Lindner offen für AKW-Nutzung bis 2024
ProSieben
Sollen die drei Atomkraftwerke in Deutschland länger am Netz bleiben? FDP und auch Unionspolitiker haben dazu eine klare Meinung - und verweisen dabei auch auf die Lage innerhalb Europas.
Finanzminister Christian Lindner rechnet damit, dass Deutschland angesichts der Energiekrise noch für längere Zeit auf Atomenergie zurückgreifen muss. "Es geht nicht um viele Jahre, aber möglicherweise müssen wir uns mit dem Gedanken anfreunden, auch im Jahr 2024 etwa noch Kernenergie zu brauchen", sagte der FDP-Politiker am Dienstag bei RTL/ntv. Wenn mehr Bürger wegen der hohen Gaspreise wieder mit Strom heizen wollten und sich Heizlüfter kauften, sei nicht nur eine Wärme- sondern auch eine Stromlücke zu befürchten. Auf Braunkohle als Alternative könne Deutschland aus Klimaschutzgründen nicht setzen. Deshalb müsse man den Weiterbetrieb der Kraftwerke vorbehaltlos prüfen.
FDP-Fraktionschef Christian Dürr sieht in einer Laufzeitverlängerung der drei noch verbliebenen Kernkraftwerke auch eine Frage der europäischen Solidarität. "Nicht nur Deutschland steht vor einer schweren Energiekrise, sondern ganz Europa", sagte er der Deutschen Presse-Agentur. Die EU verweise sogar explizit auf Kernenergie als Ausweichtechnologie. "Ich wüsste nicht, wie wir unseren europäischen Partnern erklären sollen, dass wir sichere Energiequellen aus ideologischen Gründen abschalten, während Frankreich mit einem Bein in einer Stromkrise steht."
Dürr sagte weiter: "Wir müssen jederzeit in der Lage sein, Strom an unsere Nachbarn zu exportieren. Die Laufzeitverlängerung der deutschen Kernkraftwerke wäre daher ein wichtiges Zeichen der europäischen Verbundenheit. Wir sollten über den deutschen Tellerrand schauen und Rücksicht auf unsere Partner nehmen."
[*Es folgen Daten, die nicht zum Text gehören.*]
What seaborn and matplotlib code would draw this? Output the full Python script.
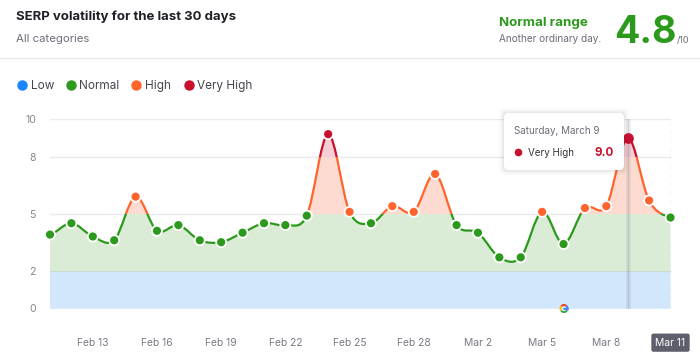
import matplotlib
matplotlib.use('Agg')
import matplotlib.pyplot as plt
import numpy as np
import pandas as pd
import seaborn as sns
from matplotlib.patches import Arc, FancyBboxPatch, PathPatch, Rectangle
from matplotlib.path import Path
from matplotlib.lines import Line2D
from matplotlib.transforms import IdentityTransform

days = ['Feb 11', 'Feb 12', 'Feb 13', 'Feb 14', 'Feb 15', 'Feb 16', 'Feb 17', 'Feb 18', 'Feb 19', 'Feb 20',
        'Feb 21', 'Feb 22', 'Feb 23', 'Feb 24', 'Feb 25', 'Feb 26', 'Feb 27', 'Feb 28', 'Feb 29', 'Mar 1',
        'Mar 2', 'Mar 3', 'Mar 4', 'Mar 5', 'Mar 6', 'Mar 7', 'Mar 8', 'Mar 9', 'Mar 10', 'Mar 11']
scores = [3.9, 4.5, 3.8, 3.6, 5.9, 4.1, 4.4, 3.6, 3.5, 4.0,
          4.5, 4.4, 4.9, 9.2, 5.1, 4.5, 5.4, 5.1, 7.1, 4.4,
          4.0, 2.7, 2.7, 5.1, 3.4, 5.3, 5.4, 9.0, 5.7, 4.8]
levels = ['Low', 'Normal', 'High', 'Very High']
level_colors = ['#1a85ff', '#2b9a1c', '#ff642d', '#c8102e']
band_fills = ['#d2e6fc', '#dbecd6', '#fddbd0', '#f6cdd3']
band_edges = [0, 2, 5, 8, 10]
y_ticks = [0, 2, 5, 8, 10]

TEXT = '#1f2026'
MUTED = '#6c6e79'


def spline_path(y):
    # cardinal spline through the points, as bezier segments
    y = np.asarray(y, dtype=float)
    t = np.zeros(len(y))
    t[1:-1] = (y[2:] - y[:-2]) / 2
    t[0] = (y[1] - y[0]) / 2
    t[-1] = (y[-1] - y[-2]) / 2
    verts = [(0, y[0])]
    for i in range(len(y) - 1):
        verts += [(i + 1 / 3, y[i] + t[i] / 3), (i + 2 / 3, y[i + 1] - t[i + 1] / 3), (i + 1, y[i + 1])]
    codes = [Path.MOVETO] + [Path.CURVE4] * (len(verts) - 1)
    return verts, codes


def level_of(v):
    if v < 2:
        return 'Low'
    if v < 5:
        return 'Normal'
    if v < 8:
        return 'High'
    return 'Very High'


sns.set_theme(style='white')
plt.rcParams['font.family'] = ['Inter', 'DejaVu Sans']

df = pd.DataFrame({'x': range(len(days)), 'score': scores})
df['level'] = df['score'].map(level_of)

fig = plt.figure(figsize=(7, 3.6), dpi=100, facecolor='white')
ax = fig.add_axes([50 / 700, 1 - 308.5 / 360, 620.5 / 700, 189.5 / 360])
ax.set_xlim(0, len(days) - 1)
ax.set_ylim(0, 10)
sns.despine(ax=ax, left=True, bottom=True)

ax.set_yticks(y_ticks)
ax.grid(axis='y', color='#e9e9ee', lw=1)
ax.set_axisbelow(True)
ax.tick_params(axis='y', length=0, labelsize=7.6, labelcolor='#85868f', pad=10)
tick_idx = sorted(set(list(range(2, len(days), 3)) + [len(days) - 1]))
ax.set_xticks(tick_idx)
ax.set_xticklabels([days[i] for i in tick_idx])
ax.tick_params(axis='x', length=0, labelsize=7.4, labelcolor='#797a84', pad=21)
last = ax.get_xticklabels()[-1]
last.set_color('white')
last.set_bbox(dict(boxstyle='round,pad=0.4,rounding_size=0.2', fc='#5d5f6b', ec='none'))

verts, codes = spline_path(scores)
n = len(days) - 1
area_verts = verts + [(n, 0), (0, 0), (0, scores[0])]
area_codes = codes + [Path.LINETO, Path.LINETO, Path.CLOSEPOLY]
for i, lev in enumerate(levels):
    low, high = band_edges[i], band_edges[i + 1]
    clip = Rectangle((-1, low), n + 2, high - low, transform=ax.transData)
    fill = PathPatch(Path(area_verts, area_codes), fc=band_fills[i], ec='none', zorder=1)
    ax.add_patch(fill)
    fill.set_clip_path(clip)
    if i > 0:
        line = PathPatch(Path(verts, codes), fc='none', ec=level_colors[i], lw=1.6, zorder=3)
        ax.add_patch(line)
        line.set_clip_path(clip)

ax.axhline(2, color='#c9dcd2', lw=0.8, zorder=2)
ax.axhline(0, color='#bfd3ea', lw=1, zorder=2)
ax.axvline(n, color='#b4b5bd', lw=0.9, ls=(0, (4, 3)), zorder=2)

# hover band on Mar 9
hover = days.index('Mar 9')
ax.axvline(hover, color='#5d6a80', alpha=0.12, lw=3.4, zorder=2.5)
ax.axvline(hover, color='#5d6a80', alpha=0.18, lw=0.8, zorder=2.5)

rest = df[df['x'] != hover]
sns.scatterplot(data=rest, x='x', y='score', hue='level', hue_order=levels,
                palette=dict(zip(levels, level_colors)), s=52, edgecolor='white', linewidth=1.3,
                legend=False, clip_on=False, zorder=4, ax=ax)
sns.scatterplot(data=df[df['x'] == hover], x='x', y='score', color=level_colors[3], s=60,
                edgecolor=level_colors[3], linewidth=0, legend=False, clip_on=False, zorder=4, ax=ax)
ax.set_xlabel('')
ax.set_ylabel('')

px = IdentityTransform()


def T(x, y, s, **kw):
    fig.text(x / 700, 1 - y / 360, s, va='center_baseline', **kw)


# header
T(16, 15, 'SERP volatility for the last 30 days', fontsize=9.5, fontweight='bold', color=TEXT)
T(16, 37.5, 'All categories', fontsize=8.2, color=MUTED)
T(499, 21.5, 'Normal range', fontsize=9.6, fontweight='bold', color=level_colors[1])
T(499, 38.5, 'Another ordinary day.', fontsize=7.2, color=MUTED)
T(614, 29, '4.8', fontsize=27, fontweight='bold', color=level_colors[1])
T(677, 39, '/10', fontsize=6.6, color=MUTED)
fig.add_artist(Line2D([0, 1], [1 - 57.5 / 360] * 2, color='#e9e9ef', lw=1))

# legend
for x, tx, lev, col in zip([22.5, 71, 136, 188.5], [30.5, 79.5, 145, 197], levels, level_colors):
    fig.add_artist(Line2D([x / 700], [1 - 84.5 / 360], marker='o', ms=6.5, color=col, ls='none'))
    T(tx, 84.5, lev, fontsize=8.5, color='#44454f')

# tooltip
for grow, a in [(5, 0.02), (3, 0.03), (1.5, 0.05)]:
    fig.add_artist(FancyBboxPatch((508 - grow, 360 - 166 - grow), 112 + 2 * grow, 49 + 2 * grow,
                                  boxstyle='round,pad=4,rounding_size=5', transform=px,
                                  fc='#20222e', ec='none', alpha=a))
fig.add_artist(FancyBboxPatch((508, 360 - 166), 112, 49, boxstyle='round,pad=4,rounding_size=5',
                              transform=px, fc='white', ec='none'))
T(514.5, 130, 'Saturday, March 9', fontsize=7.1, color=MUTED)
fig.add_artist(Line2D([517.5 / 700], [1 - 151.5 / 360], marker='o', ms=4.5, color=level_colors[3], ls='none'))
T(528, 151.5, 'Very High', fontsize=7.1, color='#33343d')
T(613.5, 151.5, '9.0', fontsize=8.4, fontweight='bold', color=level_colors[3], ha='right')

# google update icon sitting on the axis at Mar 6
gx, gy = 564, 360 - 308.5
for a1, a2, col in [(-35, 50, '#4285f4'), (50, 140, '#ea4335'), (140, 220, '#fbbc05'), (220, 325, '#34a853')]:
    fig.add_artist(Arc((gx, gy), 7, 7, theta1=a1, theta2=a2, color=col, lw=1.5, transform=px))
fig.add_artist(Line2D([gx, gx + 3.5], [gy, gy], color='#4285f4', lw=1.4, transform=px))

fig.savefig('out.png', dpi=100)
Der Vorsitzende der EVP-Fraktion im Europäischen Parlament, Manfred Weber (CSU), sagte "Bild": "Die Bundesregierung muss alle Möglichkeiten der Eigenversorgung mit Energie ausschöpfen. In unseren Nachbarländern gäbe es ansonsten angesichts der drohenden Energiekrise in Europa wenig Verständnis." Deshalb sollten nach Webers Worten die Restlaufzeiten der noch aktiven Meiler verlängert werden. Weber rief die Vertreter der EU-Staaten dazu auf, durch solidarisches Handeln eine Wirtschaftskrise zu verhindern.
Frankreich setzt zur Stromerzeugung anders als Deutschland sehr auf Atomkraft. Rund die Hälfte der französischen Atomkraftwerke war zuletzt aber wegen Defekten oder Wartungen vom Netz, so dass die Meiler weniger Strom als üblich lieferten. Bundestagsvizepräsidentin Katrin Göring-Eckardt (Grüne) hatte am Sonntagabend in der ARD-Sendung "Anne Will" darauf verwiesen, dass Deutschland im Moment Strom nach Frankreich exportiere. Dort könnten die Atomkraftwerke nicht mehr arbeiten, weil sie nicht heruntergekühlt werden könnten.